== Given material ==

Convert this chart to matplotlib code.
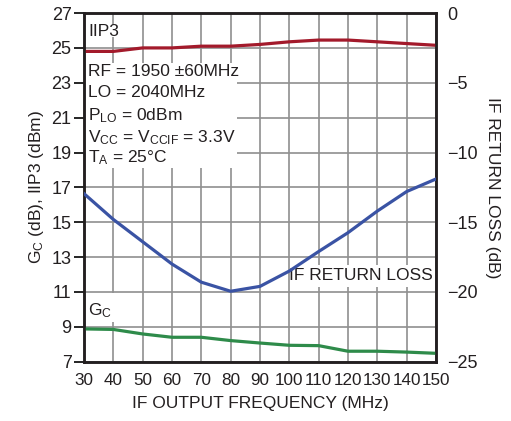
import matplotlib
matplotlib.use("Agg")
import matplotlib.pyplot as plt
from matplotlib.patches import Rectangle

plt.rcParams['font.family'] = ['Liberation Sans', 'DejaVu Sans']
plt.rcParams['mathtext.fontset'] = 'custom'
plt.rcParams['mathtext.rm'] = 'Liberation Sans'
plt.rcParams['mathtext.it'] = 'Liberation Sans'

# data
freq = [30, 40, 50, 60, 70, 80, 90, 100, 110, 120, 130, 140, 150]
iip3 = [24.8, 24.8, 25.0, 25.0, 25.1, 25.1, 25.2, 25.35, 25.45, 25.45, 25.35, 25.25, 25.15]
gain = [8.88, 8.85, 8.59, 8.4, 8.4, 8.21, 8.07, 7.94, 7.92, 7.6, 7.6, 7.55, 7.48]
ret_loss = [-12.95, -14.8, -16.4, -18.0, -19.3, -19.95, -19.6, -18.5, -17.1, -15.75, -14.2, -12.8, -11.9]

left_ticks = [7, 9, 11, 13, 15, 17, 19, 21, 23, 25, 27]
right_ticks = [-25, -20, -15, -10, -5, 0]
right_labels = ['\u221225', '\u221220', '\u221215', '\u221210', '\u22125', '0']

red = '#a31a2b'
blue = '#3a53a4'
green = '#2e8b4a'
gridc = '#8f8f8f'
txt = '#231f20'

fig = plt.figure(figsize=(5.11, 4.21), dpi=100)
ax = fig.add_axes([0.1644, 0.1409, 0.6888, 0.8281])
ax2 = ax.twinx()

ax.set_xlim(30, 150)
ax.set_ylim(7, 27)
ax.set_xticks(freq)
ax.set_yticks(left_ticks)
ax2.set_yticks(right_ticks)
ax2.set_yticklabels(right_labels)

ax.grid(True, color=gridc, linewidth=1.2)
ax.set_axisbelow(True)

ax.tick_params(axis='x', length=0, labelsize=12.3, pad=8, labelcolor=txt)
ax.tick_params(axis='y', length=7, width=1.2, labelsize=13, pad=2, labelcolor=txt)
ax2.tick_params(axis='y', length=0, labelsize=13, pad=8, labelcolor=txt)
for a in (ax, ax2):
    for s in a.spines.values():
        s.set_linewidth(1.8)
        s.set_color(txt)

# white boxes behind the labels (gridlines hidden there)
box = dict(facecolor='white', edgecolor='none', zorder=1.5)
ax.add_patch(Rectangle((30.3, 25.6), 12.2, 0.7, **box))
ax.add_patch(Rectangle((30.3, 18.1), 51.8, 6.03, **box))
ax.add_patch(Rectangle((30.3, 9.3), 10.5, 1.65, **box))
ax.add_patch(Rectangle((101.9, 11.28), 47.7, 1.27, **box))

ax.plot(freq, iip3, color=red, linewidth=2.3, zorder=3)
ax.plot(freq, gain, color=green, linewidth=2.3, zorder=3)
ax2.plot(freq, ret_loss, color=blue, linewidth=2.3, zorder=3)
ax2.set_ylim(-25, 0)

fs = 12.5
ax.text(31.5, 25.94, 'IIP3', fontsize=fs, va='center', zorder=4, color=txt)
cond = ['RF = 1950 \u00b160MHz', 'LO = 2040MHz', r'P$_{\mathrm{LO}}$ = 0dBm',
        r'V$_{\mathrm{CC}}$ = V$_{\mathrm{CCIF}}$ = 3.3V', 'T$_{\\mathrm{A}}$ = 25\u00b0C']
ys = [23.73, 22.52, 21.26, 20.0, 18.85]
for t, y in zip(cond, ys):
    ax.text(31.5, y, t, fontsize=fs, va='center_baseline', zorder=4, color=txt)
ax.text(31.5, 10.07, r'G$_{\mathrm{C}}$', fontsize=fs, va='center_baseline', zorder=4, color=txt)
ax.text(148.8, 11.94, 'IF RETURN LOSS', fontsize=fs, va='center', ha='right', zorder=4, color=txt)

ax.set_xlabel('IF OUTPUT FREQUENCY (MHz)', fontsize=12.5, labelpad=6, color=txt)
ax.set_ylabel(r'G$_{\mathrm{C}}$ (dB), IIP3 (dBm)', fontsize=12.5, labelpad=4, color=txt)
ax2.set_ylabel('IF RETURN LOSS (dB)', fontsize=12.5, rotation=270, labelpad=16, color=txt)

ax2.set_zorder(ax.get_zorder() + 1)
ax2.patch.set_visible(False)

fig.savefig('out.png', dpi=100)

===

> **Exercise**
Show all lines above holding "matplotlib".

> **Task answer**
Convert this chart to matplotlib code.
import matplotlib
matplotlib.use("Agg")
import matplotlib.pyplot as plt
from matplotlib.patches import Rectangle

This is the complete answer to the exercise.